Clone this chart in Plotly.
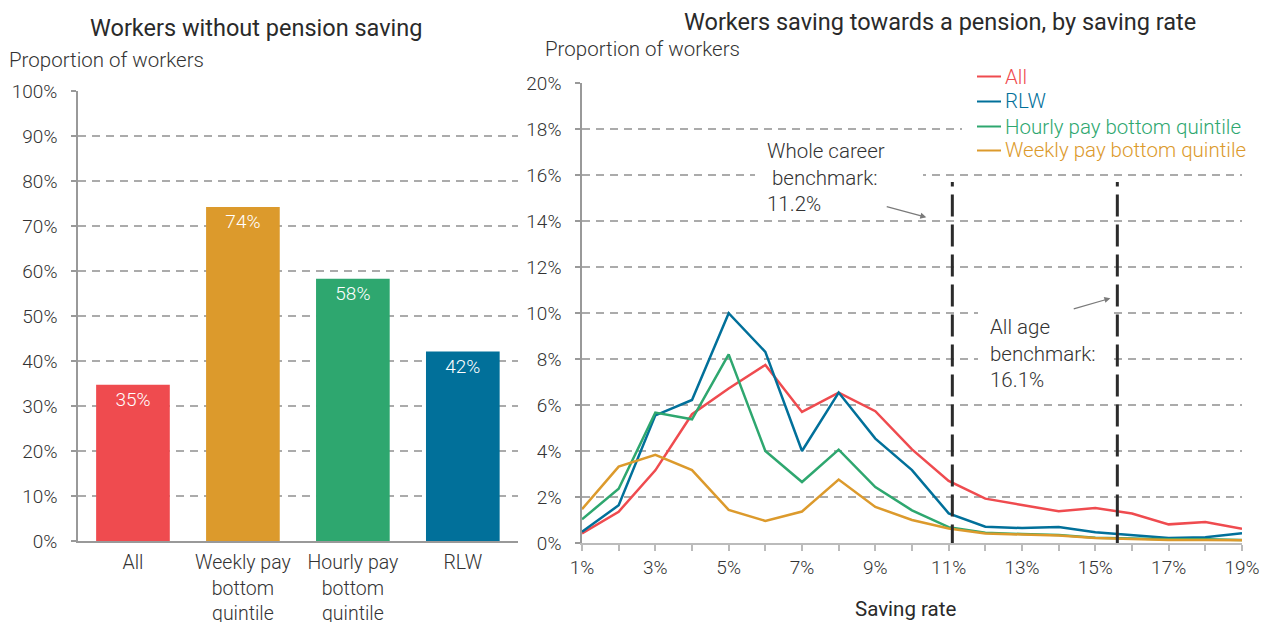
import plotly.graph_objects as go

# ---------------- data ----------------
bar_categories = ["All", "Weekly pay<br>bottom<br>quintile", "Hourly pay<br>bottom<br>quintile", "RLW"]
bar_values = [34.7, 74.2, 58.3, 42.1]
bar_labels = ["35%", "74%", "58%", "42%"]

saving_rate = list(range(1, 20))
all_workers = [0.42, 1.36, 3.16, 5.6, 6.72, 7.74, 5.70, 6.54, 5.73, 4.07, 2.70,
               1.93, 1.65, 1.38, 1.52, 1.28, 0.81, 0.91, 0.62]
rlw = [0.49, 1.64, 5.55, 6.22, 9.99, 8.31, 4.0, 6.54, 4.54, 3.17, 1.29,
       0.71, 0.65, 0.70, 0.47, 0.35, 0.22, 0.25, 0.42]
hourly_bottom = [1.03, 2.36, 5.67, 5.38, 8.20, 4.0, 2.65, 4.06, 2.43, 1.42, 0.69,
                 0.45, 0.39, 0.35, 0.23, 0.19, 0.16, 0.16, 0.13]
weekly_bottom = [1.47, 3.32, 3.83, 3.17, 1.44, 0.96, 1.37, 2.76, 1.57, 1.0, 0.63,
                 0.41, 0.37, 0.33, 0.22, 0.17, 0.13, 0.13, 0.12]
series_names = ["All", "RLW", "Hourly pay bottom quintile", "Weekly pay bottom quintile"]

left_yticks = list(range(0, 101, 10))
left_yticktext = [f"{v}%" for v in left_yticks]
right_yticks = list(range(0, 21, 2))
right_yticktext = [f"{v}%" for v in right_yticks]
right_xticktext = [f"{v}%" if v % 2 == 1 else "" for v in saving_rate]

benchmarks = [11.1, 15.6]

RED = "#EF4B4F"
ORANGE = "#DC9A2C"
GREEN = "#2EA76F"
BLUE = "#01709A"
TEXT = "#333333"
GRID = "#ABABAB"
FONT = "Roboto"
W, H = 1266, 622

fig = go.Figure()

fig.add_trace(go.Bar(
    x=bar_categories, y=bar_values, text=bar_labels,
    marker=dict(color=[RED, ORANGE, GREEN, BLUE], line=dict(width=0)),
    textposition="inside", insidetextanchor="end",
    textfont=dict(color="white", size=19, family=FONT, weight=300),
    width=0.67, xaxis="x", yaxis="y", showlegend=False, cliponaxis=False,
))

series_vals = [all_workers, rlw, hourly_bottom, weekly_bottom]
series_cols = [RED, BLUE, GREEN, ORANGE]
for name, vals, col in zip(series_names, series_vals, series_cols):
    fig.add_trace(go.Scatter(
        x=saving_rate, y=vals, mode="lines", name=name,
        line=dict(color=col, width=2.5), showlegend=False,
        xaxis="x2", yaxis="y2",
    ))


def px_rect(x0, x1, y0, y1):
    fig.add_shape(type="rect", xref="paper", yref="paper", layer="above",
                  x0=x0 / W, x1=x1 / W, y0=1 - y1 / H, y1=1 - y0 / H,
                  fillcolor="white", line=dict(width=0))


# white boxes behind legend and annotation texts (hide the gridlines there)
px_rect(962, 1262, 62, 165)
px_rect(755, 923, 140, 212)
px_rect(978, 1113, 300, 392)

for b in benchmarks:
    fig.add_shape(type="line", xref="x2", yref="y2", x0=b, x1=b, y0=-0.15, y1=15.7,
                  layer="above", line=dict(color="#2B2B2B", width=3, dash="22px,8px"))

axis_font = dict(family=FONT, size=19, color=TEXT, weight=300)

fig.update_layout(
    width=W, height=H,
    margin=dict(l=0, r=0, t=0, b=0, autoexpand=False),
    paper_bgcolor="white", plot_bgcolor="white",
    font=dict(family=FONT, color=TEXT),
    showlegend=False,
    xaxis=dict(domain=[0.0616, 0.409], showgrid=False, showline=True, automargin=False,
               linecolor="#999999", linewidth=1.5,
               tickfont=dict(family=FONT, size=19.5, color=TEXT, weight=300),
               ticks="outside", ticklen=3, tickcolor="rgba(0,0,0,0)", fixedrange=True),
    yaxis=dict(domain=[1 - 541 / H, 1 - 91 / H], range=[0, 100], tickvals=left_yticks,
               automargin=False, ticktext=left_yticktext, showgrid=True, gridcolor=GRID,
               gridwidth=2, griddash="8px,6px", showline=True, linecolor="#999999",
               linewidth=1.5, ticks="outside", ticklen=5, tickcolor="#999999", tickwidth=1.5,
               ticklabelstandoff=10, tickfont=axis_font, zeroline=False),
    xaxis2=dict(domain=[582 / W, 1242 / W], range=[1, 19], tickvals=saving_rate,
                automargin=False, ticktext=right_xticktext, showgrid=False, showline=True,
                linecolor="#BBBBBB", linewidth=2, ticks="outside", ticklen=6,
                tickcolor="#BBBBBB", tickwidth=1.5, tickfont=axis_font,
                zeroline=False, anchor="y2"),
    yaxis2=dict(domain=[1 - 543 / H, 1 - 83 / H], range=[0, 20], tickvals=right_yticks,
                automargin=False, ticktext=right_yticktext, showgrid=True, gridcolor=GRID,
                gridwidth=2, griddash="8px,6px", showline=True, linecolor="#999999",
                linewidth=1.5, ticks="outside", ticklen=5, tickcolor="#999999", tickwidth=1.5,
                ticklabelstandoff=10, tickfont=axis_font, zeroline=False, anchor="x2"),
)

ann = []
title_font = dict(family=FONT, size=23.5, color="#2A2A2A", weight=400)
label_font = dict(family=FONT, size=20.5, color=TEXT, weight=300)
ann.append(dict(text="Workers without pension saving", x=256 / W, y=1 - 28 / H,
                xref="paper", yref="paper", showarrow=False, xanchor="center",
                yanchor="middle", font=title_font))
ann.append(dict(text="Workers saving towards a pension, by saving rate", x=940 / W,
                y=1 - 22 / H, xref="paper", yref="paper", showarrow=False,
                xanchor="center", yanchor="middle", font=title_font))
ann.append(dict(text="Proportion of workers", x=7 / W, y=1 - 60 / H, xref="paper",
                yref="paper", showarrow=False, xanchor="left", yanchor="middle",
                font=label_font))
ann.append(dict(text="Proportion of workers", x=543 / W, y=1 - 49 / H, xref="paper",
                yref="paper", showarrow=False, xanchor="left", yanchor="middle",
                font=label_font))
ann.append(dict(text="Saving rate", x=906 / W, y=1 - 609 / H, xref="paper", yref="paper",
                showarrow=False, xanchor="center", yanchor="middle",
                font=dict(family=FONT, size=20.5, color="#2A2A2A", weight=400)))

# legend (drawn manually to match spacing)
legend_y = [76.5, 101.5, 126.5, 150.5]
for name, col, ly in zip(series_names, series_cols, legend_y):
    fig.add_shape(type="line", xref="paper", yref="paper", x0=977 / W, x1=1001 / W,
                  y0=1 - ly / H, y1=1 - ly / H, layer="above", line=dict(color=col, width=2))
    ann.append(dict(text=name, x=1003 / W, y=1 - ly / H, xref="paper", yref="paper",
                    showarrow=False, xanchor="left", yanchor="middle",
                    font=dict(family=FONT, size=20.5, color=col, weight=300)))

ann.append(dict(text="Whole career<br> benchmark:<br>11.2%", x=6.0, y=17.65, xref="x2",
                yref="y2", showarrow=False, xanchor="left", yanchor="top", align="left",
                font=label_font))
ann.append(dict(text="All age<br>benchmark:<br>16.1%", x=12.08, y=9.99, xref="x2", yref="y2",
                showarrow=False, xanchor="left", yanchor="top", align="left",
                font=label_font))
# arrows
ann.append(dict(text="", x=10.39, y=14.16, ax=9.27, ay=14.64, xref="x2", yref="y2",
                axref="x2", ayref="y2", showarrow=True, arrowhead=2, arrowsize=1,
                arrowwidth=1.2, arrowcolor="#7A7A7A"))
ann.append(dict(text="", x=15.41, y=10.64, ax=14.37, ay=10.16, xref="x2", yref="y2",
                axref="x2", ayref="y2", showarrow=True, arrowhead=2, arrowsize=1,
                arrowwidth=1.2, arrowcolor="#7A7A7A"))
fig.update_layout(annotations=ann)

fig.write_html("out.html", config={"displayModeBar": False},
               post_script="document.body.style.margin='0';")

********

| Task brief |
Give again, word for word, every line from the top of the data through the line with "import plotly.graph_objects as go", both ends included, and exclude the pictures.

| Exercise answer |
Clone this chart in Plotly.
import plotly.graph_objects as go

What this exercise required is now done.